● **YOUR TASK**
Starting at the line that contains "Output the LaTeX" and stopping at the line that contains "2-3. The Data", return those lines exactly and nothing else. Both end lines count; pictures do not.

* * *

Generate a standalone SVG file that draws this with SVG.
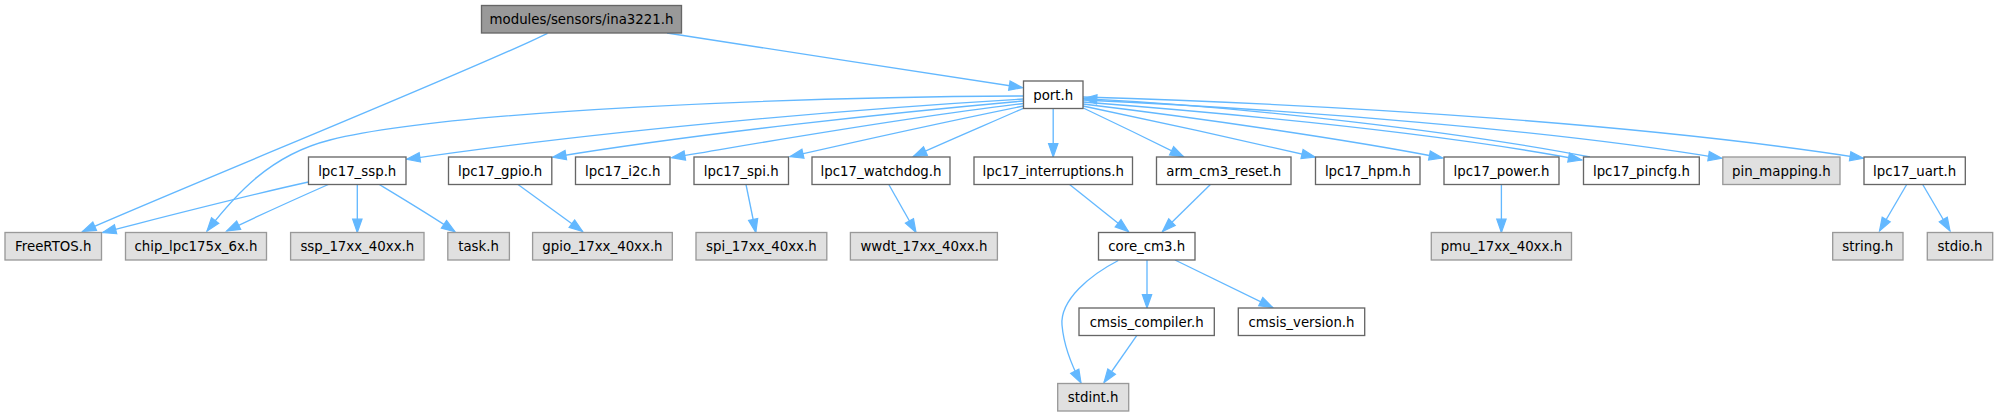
<svg xmlns="http://www.w3.org/2000/svg" width="1998" height="417" viewBox="0 0 1998 417">
<defs>
<style>
rect{stroke-width:1.33}
.n rect{fill:#ffffff;stroke:#666666}
.u rect{fill:#e0e0e0;stroke:#999999}
.r rect{fill:#999999;stroke:#666666}
text{font-family:"DejaVu Sans","Liberation Sans",sans-serif;font-size:13.33px;text-anchor:middle;fill:#000000}
#edges path{fill:none;stroke:#63b8ff;stroke-width:1.33;marker-end:url(#a)}
</style>
<marker id="a" viewBox="0 0 13.3 9.3" refX="13.3" refY="4.65" markerWidth="13.3" markerHeight="9.3" markerUnits="userSpaceOnUse" orient="auto" overflow="visible">
<path d="M0,0 L13.3,4.65 L0,9.3 Z" fill="#63b8ff" stroke="#63b8ff" stroke-width="1.2"/>
</marker>
</defs>
<rect width="1998" height="417" fill="#ffffff"/>
<g id="edges">
<path d="M547.5,33.3 C480,67 200,180 82.5,231.5"/>
<path d="M667,33 C760,48 930,73 1022.5,87.7"/>
<path d="M1023.5,96 C800,97 450,110 330,140 C270,155 235,195 207,231"/>
<path d="M1023.5,99 C870,108 620,128 406.7,159.3"/>
<path d="M1023.5,101 C900,112 700,133 552.7,157.3"/>
<path d="M1023.5,103.5 C900,118 760,143 671.7,157.7"/>
<path d="M1023.5,106 C930,125 850,143 790,156.7"/>
<path d="M1023.3,108.3 C990,123 950,140 913.3,156.5"/>
<path d="M1053.2,108.5 L1053.2,157"/>
<path d="M1083.3,108 C1115,123 1150,140 1183.5,156.7"/>
<path d="M1083,106 C1150,120 1250,142 1315,157"/>
<path d="M1083,104 C1200,118 1350,140 1442.5,158"/>
<path d="M1083,102 C1250,115 1450,135 1581.7,160"/>
<path d="M1590,157 C1460,132 1250,107 1083.5,98.7"/>
<path d="M1083,100 C1300,110 1550,130 1721.7,158.3"/>
<path d="M1083,97 C1350,105 1650,125 1863.3,158.3"/>
<path d="M308.5,182 C240,197 160,218 102.7,232.5"/>
<path d="M328.3,184.5 C300,197 260,215 226.7,231"/>
<path d="M357.3,184.5 L357.3,232.5"/>
<path d="M379.3,184.5 C400,197 430,215 455,231.7"/>
<path d="M518,184.5 L582.6,231.5"/>
<path d="M746,184.5 L755.8,232.5"/>
<path d="M888.8,184.5 L916,232.5"/>
<path d="M1069.6,184.5 L1128.5,231.5"/>
<path d="M1210.4,184.5 L1162.5,231.5"/>
<path d="M1501.4,184.5 L1501.4,232.5"/>
<path d="M1906.7,184.5 L1879.5,231"/>
<path d="M1922.7,184.5 L1950,231"/>
<path d="M1147,260 L1147,308"/>
<path d="M1175,260 L1272.7,307.5"/>
<path d="M1118.3,260.5 C1090,275 1060,300 1062,325 C1064,348 1073,368 1081,383"/>
<path d="M1136.7,335.7 L1104,382.5"/>
</g>
<g id="n_ina3221" class="r"><rect x="481.5" y="5.5" width="200" height="27.5"/><text x="581.5" y="24.05">modules/sensors/ina3221.h</text></g>
<g id="n_port" class="n"><rect x="1023.5" y="81" width="59.5" height="27.5"/><text x="1053.25" y="99.55">port.h</text></g>
<g id="n_lpc17_ssp" class="n"><rect x="308.5" y="157" width="97.5" height="27.5"/><text x="357.25" y="175.55">lpc17_ssp.h</text></g>
<g id="n_lpc17_gpio" class="n"><rect x="448.5" y="157" width="103.3" height="27.5"/><text x="500.15" y="175.55">lpc17_gpio.h</text></g>
<g id="n_lpc17_i2c" class="n"><rect x="575.5" y="157" width="94.5" height="27.5"/><text x="622.75" y="175.55">lpc17_i2c.h</text></g>
<g id="n_lpc17_spi" class="n"><rect x="694" y="157" width="94.5" height="27.5"/><text x="741.25" y="175.55">lpc17_spi.h</text></g>
<g id="n_lpc17_watchdog" class="n"><rect x="812" y="157" width="138" height="27.5"/><text x="881" y="175.55">lpc17_watchdog.h</text></g>
<g id="n_lpc17_interruptions" class="n"><rect x="974" y="157" width="158.5" height="27.5"/><text x="1053.25" y="175.55">lpc17_interruptions.h</text></g>
<g id="n_arm_cm3_reset" class="n"><rect x="1156.5" y="157" width="134.5" height="27.5"/><text x="1223.75" y="175.55">arm_cm3_reset.h</text></g>
<g id="n_lpc17_hpm" class="n"><rect x="1315.5" y="157" width="104.5" height="27.5"/><text x="1367.75" y="175.55">lpc17_hpm.h</text></g>
<g id="n_lpc17_power" class="n"><rect x="1444" y="157" width="115" height="27.5"/><text x="1501.5" y="175.55">lpc17_power.h</text></g>
<g id="n_lpc17_pincfg" class="n"><rect x="1583.5" y="157" width="115.8" height="27.5"/><text x="1641.4" y="175.55">lpc17_pincfg.h</text></g>
<g id="n_pin_mapping" class="u"><rect x="1722.8" y="157" width="117.2" height="27.5"/><text x="1781.4" y="175.55">pin_mapping.h</text></g>
<g id="n_lpc17_uart" class="n"><rect x="1864" y="157" width="101.3" height="27.5"/><text x="1914.65" y="175.55">lpc17_uart.h</text></g>
<g id="n_FreeRTOS" class="u"><rect x="5" y="232.5" width="96.5" height="27.5"/><text x="53.25" y="251.05">FreeRTOS.h</text></g>
<g id="n_chip_lpc175x_6x" class="u"><rect x="125.5" y="232.5" width="141" height="27.5"/><text x="196" y="251.05">chip_lpc175x_6x.h</text></g>
<g id="n_ssp_17xx_40xx" class="u"><rect x="290.6" y="232.5" width="133.4" height="27.5"/><text x="357.3" y="251.05">ssp_17xx_40xx.h</text></g>
<g id="n_task" class="u"><rect x="447.8" y="232.5" width="61.6" height="27.5"/><text x="478.6" y="251.05">task.h</text></g>
<g id="n_gpio_17xx_40xx" class="u"><rect x="532.6" y="232.5" width="139.7" height="27.5"/><text x="602.45" y="251.05">gpio_17xx_40xx.h</text></g>
<g id="n_spi_17xx_40xx" class="u"><rect x="696" y="232.5" width="130.8" height="27.5"/><text x="761.4" y="251.05">spi_17xx_40xx.h</text></g>
<g id="n_wwdt_17xx_40xx" class="u"><rect x="850.4" y="232.5" width="147" height="27.5"/><text x="923.9" y="251.05">wwdt_17xx_40xx.h</text></g>
<g id="n_core_cm3" class="n"><rect x="1098.5" y="232.5" width="96.5" height="27.5"/><text x="1146.75" y="251.05">core_cm3.h</text></g>
<g id="n_pmu_17xx_40xx" class="u"><rect x="1431.3" y="232.5" width="140.2" height="27.5"/><text x="1501.4" y="251.05">pmu_17xx_40xx.h</text></g>
<g id="n_string" class="u"><rect x="1832.7" y="232.5" width="70.3" height="27.5"/><text x="1867.85" y="251.05">string.h</text></g>
<g id="n_stdio" class="u"><rect x="1927.3" y="232.5" width="65.4" height="27.5"/><text x="1960" y="251.05">stdio.h</text></g>
<g id="n_cmsis_compiler" class="n"><rect x="1079" y="308" width="135.3" height="27.5"/><text x="1146.65" y="326.55">cmsis_compiler.h</text></g>
<g id="n_cmsis_version" class="n"><rect x="1238.3" y="308" width="126.4" height="27.5"/><text x="1301.5" y="326.55">cmsis_version.h</text></g>
<g id="n_stdint" class="u"><rect x="1057.7" y="383.5" width="71" height="27.5"/><text x="1093.2" y="402.05">stdint.h</text></g>
</svg>
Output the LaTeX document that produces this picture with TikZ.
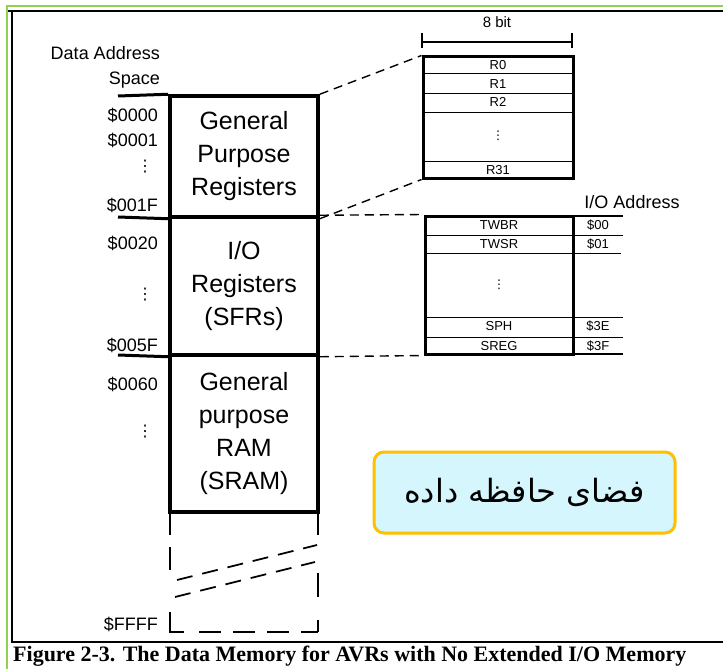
\documentclass[tikz,border=0pt]{standalone}
\usepackage{fontspec}
\setmainfont{Liberation Sans}
\newfontfamily\capfont{Liberation Serif}
\newfontfamily\symfont{DejaVu Sans}
\newfontfamily\arabicfont[Script=Arabic]{DejaVu Sans}
\TeXXeTstate=1
\definecolor{framegreen}{RGB}{146,208,80}
\definecolor{boxgold}{RGB}{255,192,0}
\definecolor{boxcyan}{RGB}{212,246,252}
\begin{document}
\begin{tikzpicture}[x=1pt,y=-1pt,
  memblock/.style={draw, line width=3.5pt, minimum width=148pt, align=center,
    font=\fontsize{25}{33}\selectfont, inner sep=0pt},
  bigbox/.style={draw, line width=3pt, inner sep=0pt},
  addrlbl/.style={anchor=east, inner sep=0pt, font=\fontsize{18}{20}\selectfont},
  vdot/.style={inner sep=0pt, font=\symfont\fontsize{16}{18}\selectfont},
  smalldot/.style={inner sep=0pt, font=\symfont\fontsize{12}{14}\selectfont},
  reglbl/.style={inner sep=0pt, font=\fontsize{13}{15}\selectfont},
  thinrow/.style={line width=1pt},
  conn/.style={line width=1.4pt, dash pattern=on 9pt off 6pt},
  brk/.style={line width=1.8pt, dash pattern=on 16pt off 10pt},
  farbox/.style={draw=boxgold, fill=boxcyan, line width=3pt, rounded corners=10pt,
    minimum width=301pt, minimum height=81pt, inner sep=0pt}]
\useasboundingbox (0,0) rectangle (723,669);
\fill[white] (0,0) rectangle (723,669);
% frame
\draw[framegreen, line width=2.5pt] (7,669) -- (7,6) -- (723,6);
\draw[line width=2pt] (8,11) -- (723,11);
\draw[line width=2pt] (12,11) -- (12,642) -- (723,642);
\node[anchor=west, inner sep=0pt, font=\capfont\bfseries\fontsize{22}{24}\selectfont] (cap) at (13,656)
  {Figure 2-3. The Data Memory for AVRs with No Extended I/O Memory};

% left labels
\node[addrlbl] (das) at (160,53) {Data Address};
\node[addrlbl] (spc) at (160,80) {Space};
\node[addrlbl] (a0) at (158,115) {\$0000};
\node[addrlbl] (a1) at (158,140) {\$0001};
\node[vdot] (d1) at (145,167) {⋮};
\node[addrlbl] (a1f) at (158,205) {\$001F};
\node[addrlbl] (a20) at (158,243) {\$0020};
\node[vdot] (d2) at (145,295) {⋮};
\node[addrlbl] (a5f) at (158,345) {\$005F};
\node[addrlbl] (a60) at (158,384) {\$0060};
\node[vdot] (d3) at (145,432) {⋮};
\node[addrlbl] (aff) at (158,624) {\$FFFF};

% main column
\node[memblock, minimum height=121pt] (gpr) at (244,156.5) {General\\Purpose\\Registers};
\node[memblock, minimum height=138pt] (io) at (244,286) {I/O\\Registers\\(SFRs)};
\node[memblock, minimum height=157pt] (ram) at (244,433.5) {General\\purpose\\RAM\\(SRAM)};
\draw[line width=3pt] (118,96) -- (gpr.north west);
\draw[line width=3pt] (118,217) -- (gpr.south west);
\draw[line width=3pt] (118,355) -- (io.south west);

% bottom broken part
\draw[line width=2pt] (170,512) -- (170,535);
\draw[line width=2pt] (170,547) -- (170,570);
\draw[line width=2pt] (318,512) -- (318,535);
\draw[line width=2pt] (318,573) -- (318,597);
\draw[line width=2pt] (318,620) -- (318,632);
\draw[line width=2pt] (170,612) -- (170,632) -- (184,632);
\draw[line width=2pt, dash pattern=on 22pt off 12pt] (199,632) -- (318,632);
\draw[brk] (177,580) -- (317,545);
\draw[brk] (175,597) -- (315,562);

% register file
\node[bigbox, minimum width=150pt, minimum height=121pt] (regs) at (498,117.5) {};
\draw[thinrow] (423,74) -- (573,74);
\draw[thinrow] (423,93) -- (573,93);
\draw[thinrow] (423,112) -- (573,112);
\draw[thinrow] (423,161) -- (573,161);
\node[reglbl] (r0) at (498,65) {R0};
\node[reglbl] (r1) at (498,84) {R1};
\node[reglbl] (r2) at (498,102) {R2};
\node[smalldot] (rd) at (498,136) {⋮};
\node[reglbl] (r31) at (498,170) {R31};
% 8 bit dimension
\coordinate (bl) at (422,42);
\coordinate (br) at (572,42);
\draw[line width=1.3pt] (bl) -- (br);
\draw[line width=1.3pt] (422,33) -- (422,48);
\draw[line width=1.3pt] (572,33) -- (572,48);
\node[inner sep=0pt, font=\fontsize{15}{17}\selectfont] (eb) at (497,22) {8 bit};

% I/O registers
\node[bigbox, minimum width=148pt, minimum height=138pt] (iob) at (499,285) {};
\draw[line width=2.5pt] (573,216) -- (623,216);
\draw[line width=2.5pt] (573,354) -- (623,354);
\draw[thinrow] (425,235) -- (623,235);
\draw[thinrow] (425,253) -- (621,253);
\draw[thinrow] (425,317) -- (623,317);
\draw[thinrow] (425,337) -- (623,337);
\node[reglbl] (twbr) at (499,225) {TWBR};
\node[reglbl] (twsr) at (499,244) {TWSR};
\node[smalldot] (iod) at (499,285) {⋮};
\node[reglbl] (sph) at (499,326) {SPH};
\node[reglbl] (sreg) at (499,346) {SREG};
\node[reglbl] (h00) at (598,225) {\$00};
\node[reglbl] (h01) at (598,244) {\$01};
\node[reglbl] (h3e) at (598,326) {\$3E};
\node[reglbl] (h3f) at (598,346) {\$3F};
\node[inner sep=0pt, font=\fontsize{18}{20}\selectfont] (ioa) at (632,202) {I/O Address};

% connectors
\draw[conn] (gpr.north east) -- (regs.north west);
\draw[conn] (gpr.south east) -- (regs.south west);
\draw[conn] (io.north east) -- (iob.north west);
\draw[conn] (io.south east) -- (iob.south west);

% Persian label
\node[farbox, font=\arabicfont\fontsize{32}{34}\selectfont] (fa) at (524.5,492.5) {\beginR فضای حافظه داده\endR};
\end{tikzpicture}
\end{document}
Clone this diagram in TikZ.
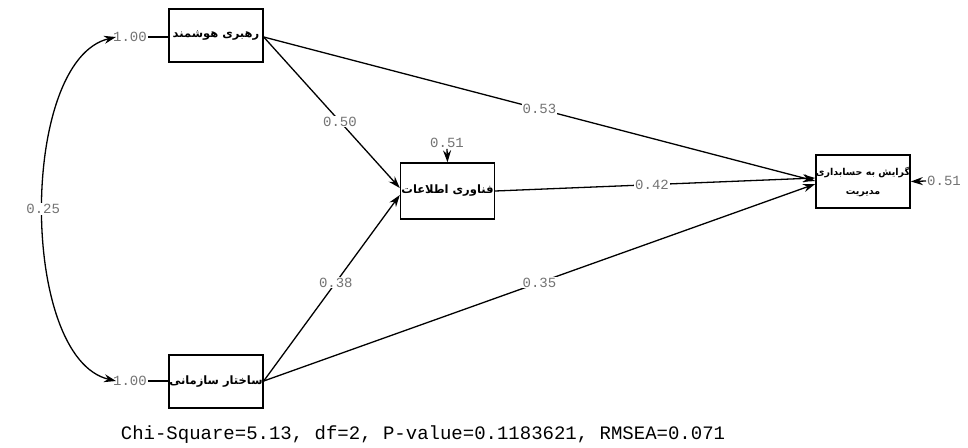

* * *

● **RESPONSE TO THE TASK**
Output the LaTeX document that produces this picture with TikZ.
\documentclass[tikz,border=0pt]{standalone}
\usepackage{fontspec}
\setmainfont{Liberation Sans}
\newfontfamily\capfont{Liberation Serif}
\newfontfamily\symfont{DejaVu Sans}
\newfontfamily\arabicfont[Script=Arabic]{DejaVu Sans}
\TeXXeTstate=1
\definecolor{framegreen}{RGB}{146,208,80}
\definecolor{boxgold}{RGB}{255,192,0}
\definecolor{boxcyan}{RGB}{212,246,252}
\begin{document}
\begin{tikzpicture}[x=1pt,y=-1pt,
  memblock/.style={draw, line width=3.5pt, minimum width=148pt, align=center,
    font=\fontsize{25}{33}\selectfont, inner sep=0pt},
  bigbox/.style={draw, line width=3pt, inner sep=0pt},
  addrlbl/.style={anchor=east, inner sep=0pt, font=\fontsize{18}{20}\selectfont},
  vdot/.style={inner sep=0pt, font=\symfont\fontsize{16}{18}\selectfont},
  smalldot/.style={inner sep=0pt, font=\symfont\fontsize{12}{14}\selectfont},
  reglbl/.style={inner sep=0pt, font=\fontsize{13}{15}\selectfont},
  thinrow/.style={line width=1pt},
  conn/.style={line width=1.4pt, dash pattern=on 9pt off 6pt},
  brk/.style={line width=1.8pt, dash pattern=on 16pt off 10pt},
  farbox/.style={draw=boxgold, fill=boxcyan, line width=3pt, rounded corners=10pt,
    minimum width=301pt, minimum height=81pt, inner sep=0pt}]
\useasboundingbox (0,0) rectangle (723,669);
\fill[white] (0,0) rectangle (723,669);
% frame
\draw[framegreen, line width=2.5pt] (7,669) -- (7,6) -- (723,6);
\draw[line width=2pt] (8,11) -- (723,11);
\draw[line width=2pt] (12,11) -- (12,642) -- (723,642);
\node[anchor=west, inner sep=0pt, font=\capfont\bfseries\fontsize{22}{24}\selectfont] (cap) at (13,656)
  {Figure 2-3. The Data Memory for AVRs with No Extended I/O Memory};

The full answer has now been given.